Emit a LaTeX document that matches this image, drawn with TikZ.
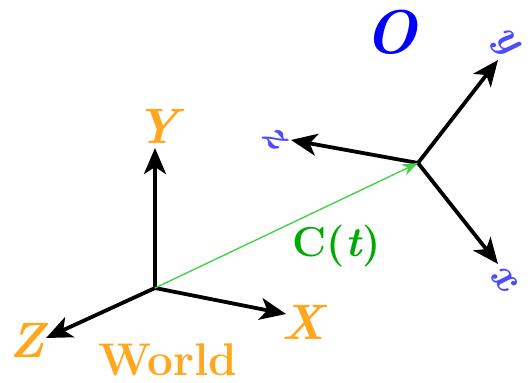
\documentclass[tikz,border=0pt]{standalone}
\usepackage{xcolor}
\definecolor{WorldOrange}{RGB}{255,168,30}
\definecolor{ObjBlue}{RGB}{0,0,255}
\definecolor{AxisBlue}{RGB}{75,75,255}
\definecolor{PathGreen}{RGB}{0,170,0}
\definecolor{LineGreen}{RGB}{70,210,70}
\usepackage{tikz}
\usetikzlibrary{positioning, arrows.meta}

\tikzset{
  axis/.style={line width=1.9bp, black, -{Stealth[length=13bp, width=11bp, inset=3.5bp]}},
  worldlabel/.style={text=WorldOrange, font=\fontsize{25}{28}\selectfont\bfseries\itshape, inner sep=0pt},
  objlabel/.style={text=AxisBlue, font=\fontsize{21}{24}\selectfont\bfseries\itshape, inner sep=0pt, rotate=-50}
}

\begin{document}
\begin{tikzpicture}[x=0.5bp, y=-0.5bp]
			\useasboundingbox (0,0) rectangle (531,383);
			% Welt / World
			\coordinate (W) at (155,288);
			\coordinate (WX) at (286,314);
			\coordinate (WY) at (155,148);
			\coordinate (WZ) at (46,338);
			\draw[axis] (W) -- (WX);
			\draw[axis] (W) -- (WY);
			\draw[axis] (W) -- (WZ);
			\node[worldlabel] (lX) at (303,322) {X};
			\node[worldlabel] (lY) at (157,126) {Y};
			\node[worldlabel] (lZ) at (27,340) {Z};
			\node[text=WorldOrange, font=\fontsize{23}{26}\selectfont\bfseries, inner sep=0pt] (lW) at (168,360) {World};
			% Objekt / Object
			\coordinate (O) at (418,163);
			\coordinate (Ox) at (498,264);
			\coordinate (Oy) at (498,60);
			\coordinate (Oz) at (291,140);
			\draw[axis] (O) -- (Ox);
			\draw[axis] (O) -- (Oy);
			\draw[axis] (O) -- (Oz);
			\node[objlabel] (lx) at (503,279) {x};
			\node[objlabel] (ly) at (504,43) {y};
			\node[objlabel] (lz) at (274,137) {z};
			\node[text=ObjBlue, font=\fontsize{31}{34}\selectfont\bfseries\itshape, inner sep=0pt] (lO) at (391,32) {O};
			% Bahn / Path
			\draw[LineGreen, line width=0.7bp, -{Stealth[length=8bp, width=6bp]}] (W) -- (O);
			\node[text=PathGreen, font=\fontsize{21}{24}\selectfont\bfseries, inner sep=0pt] (lC) at (337,246) {C(\textit{t})};
			\end{tikzpicture}
\end{document}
━━━━━━
AIM
Quote everything in the listing above exactly; pictures are the only thing to omit.

PROBLEM SOLUTION
Emit a LaTeX document that matches this image, drawn with TikZ.
\documentclass[tikz,border=0pt]{standalone}
\usepackage{xcolor}
\definecolor{WorldOrange}{RGB}{255,168,30}
\definecolor{ObjBlue}{RGB}{0,0,255}
\definecolor{AxisBlue}{RGB}{75,75,255}
\definecolor{PathGreen}{RGB}{0,170,0}
\definecolor{LineGreen}{RGB}{70,210,70}
\usepackage{tikz}
\usetikzlibrary{positioning, arrows.meta}

\tikzset{
  axis/.style={line width=1.9bp, black, -{Stealth[length=13bp, width=11bp, inset=3.5bp]}},
  worldlabel/.style={text=WorldOrange, font=\fontsize{25}{28}\selectfont\bfseries\itshape, inner sep=0pt},
  objlabel/.style={text=AxisBlue, font=\fontsize{21}{24}\selectfont\bfseries\itshape, inner sep=0pt, rotate=-50}
}

\begin{document}
\begin{tikzpicture}[x=0.5bp, y=-0.5bp]
			\useasboundingbox (0,0) rectangle (531,383);
			% Welt / World
			\coordinate (W) at (155,288);
			\coordinate (WX) at (286,314);
			\coordinate (WY) at (155,148);
			\coordinate (WZ) at (46,338);
			\draw[axis] (W) -- (WX);
			\draw[axis] (W) -- (WY);
			\draw[axis] (W) -- (WZ);
			\node[worldlabel] (lX) at (303,322) {X};
			\node[worldlabel] (lY) at (157,126) {Y};
			\node[worldlabel] (lZ) at (27,340) {Z};
			\node[text=WorldOrange, font=\fontsize{23}{26}\selectfont\bfseries, inner sep=0pt] (lW) at (168,360) {World};
			% Objekt / Object
			\coordinate (O) at (418,163);
			\coordinate (Ox) at (498,264);
			\coordinate (Oy) at (498,60);
			\coordinate (Oz) at (291,140);
			\draw[axis] (O) -- (Ox);
			\draw[axis] (O) -- (Oy);
			\draw[axis] (O) -- (Oz);
			\node[objlabel] (lx) at (503,279) {x};
			\node[objlabel] (ly) at (504,43) {y};
			\node[objlabel] (lz) at (274,137) {z};
			\node[text=ObjBlue, font=\fontsize{31}{34}\selectfont\bfseries\itshape, inner sep=0pt] (lO) at (391,32) {O};
			% Bahn / Path
			\draw[LineGreen, line width=0.7bp, -{Stealth[length=8bp, width=6bp]}] (W) -- (O);
			\node[text=PathGreen, font=\fontsize{21}{24}\selectfont\bfseries, inner sep=0pt] (lC) at (337,246) {C(\textit{t})};
			\end{tikzpicture}
\end{document}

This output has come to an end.